Material provided:
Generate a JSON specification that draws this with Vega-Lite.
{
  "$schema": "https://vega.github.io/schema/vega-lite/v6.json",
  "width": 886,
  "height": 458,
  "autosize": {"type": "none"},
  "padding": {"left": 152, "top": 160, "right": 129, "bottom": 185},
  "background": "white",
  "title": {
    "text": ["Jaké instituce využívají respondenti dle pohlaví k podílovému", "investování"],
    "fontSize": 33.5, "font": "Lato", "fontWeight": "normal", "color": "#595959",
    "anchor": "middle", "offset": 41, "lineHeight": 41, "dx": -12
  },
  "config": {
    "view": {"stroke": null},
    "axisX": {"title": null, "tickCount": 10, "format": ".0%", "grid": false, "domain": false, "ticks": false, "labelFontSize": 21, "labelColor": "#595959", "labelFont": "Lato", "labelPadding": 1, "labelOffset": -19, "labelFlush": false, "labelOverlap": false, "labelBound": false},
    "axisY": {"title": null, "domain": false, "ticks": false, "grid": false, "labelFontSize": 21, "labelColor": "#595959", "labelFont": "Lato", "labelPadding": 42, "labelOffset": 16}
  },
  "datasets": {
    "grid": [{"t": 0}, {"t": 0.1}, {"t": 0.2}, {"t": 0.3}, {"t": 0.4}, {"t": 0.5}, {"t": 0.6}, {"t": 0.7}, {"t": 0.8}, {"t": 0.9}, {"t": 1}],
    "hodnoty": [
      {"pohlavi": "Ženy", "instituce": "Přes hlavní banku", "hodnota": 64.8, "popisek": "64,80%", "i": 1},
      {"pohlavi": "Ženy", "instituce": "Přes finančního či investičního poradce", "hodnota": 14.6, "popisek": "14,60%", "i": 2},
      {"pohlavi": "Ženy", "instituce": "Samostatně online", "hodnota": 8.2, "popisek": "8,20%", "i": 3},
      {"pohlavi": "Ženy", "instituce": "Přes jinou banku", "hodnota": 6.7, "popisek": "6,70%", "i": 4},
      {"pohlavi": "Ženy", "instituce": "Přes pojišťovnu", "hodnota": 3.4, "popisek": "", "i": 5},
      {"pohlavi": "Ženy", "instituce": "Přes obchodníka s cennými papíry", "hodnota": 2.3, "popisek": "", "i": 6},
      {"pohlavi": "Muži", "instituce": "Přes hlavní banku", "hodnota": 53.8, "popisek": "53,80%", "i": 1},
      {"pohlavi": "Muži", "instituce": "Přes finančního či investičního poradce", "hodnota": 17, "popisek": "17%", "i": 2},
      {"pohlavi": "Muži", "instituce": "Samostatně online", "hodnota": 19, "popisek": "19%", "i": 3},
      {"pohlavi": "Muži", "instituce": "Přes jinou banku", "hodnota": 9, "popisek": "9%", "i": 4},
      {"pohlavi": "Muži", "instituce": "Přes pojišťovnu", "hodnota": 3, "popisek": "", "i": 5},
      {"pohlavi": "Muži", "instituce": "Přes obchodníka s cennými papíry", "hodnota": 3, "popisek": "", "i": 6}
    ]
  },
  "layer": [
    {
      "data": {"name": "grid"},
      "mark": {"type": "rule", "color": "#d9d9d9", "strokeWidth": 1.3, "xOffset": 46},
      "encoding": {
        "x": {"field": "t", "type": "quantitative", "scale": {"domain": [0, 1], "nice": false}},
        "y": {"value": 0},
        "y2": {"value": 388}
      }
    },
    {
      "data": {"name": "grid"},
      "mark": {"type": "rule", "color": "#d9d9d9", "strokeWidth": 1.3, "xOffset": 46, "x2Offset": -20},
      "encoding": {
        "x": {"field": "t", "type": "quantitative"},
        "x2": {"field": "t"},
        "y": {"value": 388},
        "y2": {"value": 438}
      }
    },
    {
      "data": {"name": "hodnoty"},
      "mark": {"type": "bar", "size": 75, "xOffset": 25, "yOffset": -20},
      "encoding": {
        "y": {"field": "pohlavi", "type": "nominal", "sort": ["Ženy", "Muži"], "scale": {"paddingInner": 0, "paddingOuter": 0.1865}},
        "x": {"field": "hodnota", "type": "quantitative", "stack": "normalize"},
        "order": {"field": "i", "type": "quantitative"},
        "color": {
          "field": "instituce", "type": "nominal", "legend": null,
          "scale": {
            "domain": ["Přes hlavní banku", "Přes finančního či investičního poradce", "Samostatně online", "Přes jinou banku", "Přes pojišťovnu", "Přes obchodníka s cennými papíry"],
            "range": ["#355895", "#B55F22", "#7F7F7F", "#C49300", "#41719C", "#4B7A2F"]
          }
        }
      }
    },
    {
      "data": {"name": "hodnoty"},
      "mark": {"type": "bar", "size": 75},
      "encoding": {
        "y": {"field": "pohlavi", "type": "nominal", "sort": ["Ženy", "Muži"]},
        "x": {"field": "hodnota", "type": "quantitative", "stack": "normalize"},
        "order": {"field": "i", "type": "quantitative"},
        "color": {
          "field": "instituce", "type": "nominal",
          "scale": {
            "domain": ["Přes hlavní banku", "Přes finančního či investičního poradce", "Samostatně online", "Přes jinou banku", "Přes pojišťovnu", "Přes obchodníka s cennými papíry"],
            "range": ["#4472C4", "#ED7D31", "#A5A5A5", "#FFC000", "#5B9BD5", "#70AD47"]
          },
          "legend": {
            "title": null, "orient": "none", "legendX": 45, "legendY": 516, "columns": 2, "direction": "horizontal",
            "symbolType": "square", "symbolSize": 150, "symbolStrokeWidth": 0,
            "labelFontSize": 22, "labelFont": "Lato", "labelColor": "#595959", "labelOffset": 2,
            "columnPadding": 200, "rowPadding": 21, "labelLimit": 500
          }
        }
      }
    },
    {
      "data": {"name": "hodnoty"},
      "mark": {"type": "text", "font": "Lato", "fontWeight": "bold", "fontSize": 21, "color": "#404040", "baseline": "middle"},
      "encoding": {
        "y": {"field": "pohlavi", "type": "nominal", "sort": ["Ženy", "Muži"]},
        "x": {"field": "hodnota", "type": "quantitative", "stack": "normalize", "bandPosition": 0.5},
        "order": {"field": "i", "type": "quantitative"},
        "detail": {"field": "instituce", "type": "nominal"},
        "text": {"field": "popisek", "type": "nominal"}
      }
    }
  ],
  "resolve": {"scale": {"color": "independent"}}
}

* * *

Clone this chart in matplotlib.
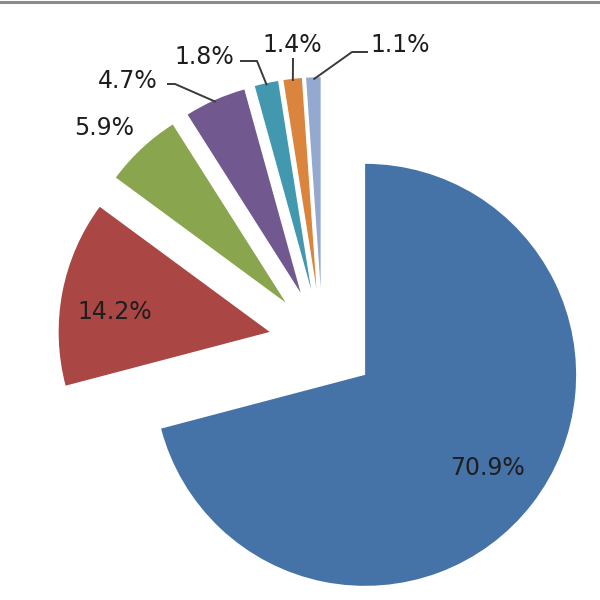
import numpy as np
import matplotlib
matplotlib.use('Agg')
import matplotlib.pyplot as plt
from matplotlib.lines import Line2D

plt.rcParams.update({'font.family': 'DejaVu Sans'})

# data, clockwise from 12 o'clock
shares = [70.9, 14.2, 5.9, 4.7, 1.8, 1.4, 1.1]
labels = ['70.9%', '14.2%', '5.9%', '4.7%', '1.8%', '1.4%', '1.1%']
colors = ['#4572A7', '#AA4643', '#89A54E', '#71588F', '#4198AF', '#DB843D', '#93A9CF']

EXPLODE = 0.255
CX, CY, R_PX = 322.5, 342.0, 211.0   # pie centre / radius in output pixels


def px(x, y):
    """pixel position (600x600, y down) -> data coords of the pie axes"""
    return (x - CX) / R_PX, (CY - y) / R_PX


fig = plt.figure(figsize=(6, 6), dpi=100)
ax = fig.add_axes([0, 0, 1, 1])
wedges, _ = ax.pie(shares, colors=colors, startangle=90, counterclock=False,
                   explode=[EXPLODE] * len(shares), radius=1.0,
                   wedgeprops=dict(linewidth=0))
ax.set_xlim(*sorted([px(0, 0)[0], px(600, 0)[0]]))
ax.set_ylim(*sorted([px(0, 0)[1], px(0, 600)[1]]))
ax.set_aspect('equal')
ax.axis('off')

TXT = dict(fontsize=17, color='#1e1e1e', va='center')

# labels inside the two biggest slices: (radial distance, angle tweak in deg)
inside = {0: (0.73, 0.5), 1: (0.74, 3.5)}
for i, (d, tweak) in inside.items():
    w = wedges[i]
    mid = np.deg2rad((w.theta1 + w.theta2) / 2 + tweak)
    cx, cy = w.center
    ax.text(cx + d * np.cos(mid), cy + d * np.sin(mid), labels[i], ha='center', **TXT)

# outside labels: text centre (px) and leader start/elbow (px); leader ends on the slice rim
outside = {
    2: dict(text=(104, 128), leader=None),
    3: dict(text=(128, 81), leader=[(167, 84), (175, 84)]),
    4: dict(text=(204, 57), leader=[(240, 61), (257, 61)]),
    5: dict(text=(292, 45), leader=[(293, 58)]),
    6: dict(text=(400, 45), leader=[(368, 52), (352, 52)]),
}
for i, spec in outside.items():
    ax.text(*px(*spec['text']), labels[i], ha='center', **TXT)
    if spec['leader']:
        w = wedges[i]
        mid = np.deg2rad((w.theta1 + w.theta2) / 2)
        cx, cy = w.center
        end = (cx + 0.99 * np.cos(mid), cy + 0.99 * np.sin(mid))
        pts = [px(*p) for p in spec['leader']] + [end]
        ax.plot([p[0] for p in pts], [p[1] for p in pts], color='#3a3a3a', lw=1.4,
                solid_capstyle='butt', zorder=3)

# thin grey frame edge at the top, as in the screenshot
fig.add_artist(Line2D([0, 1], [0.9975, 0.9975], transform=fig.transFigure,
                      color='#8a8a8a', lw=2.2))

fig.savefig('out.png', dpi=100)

Set exercise: Of the lines in the entries, how many include the word "this"? State only the number.

Output of the exercise: 2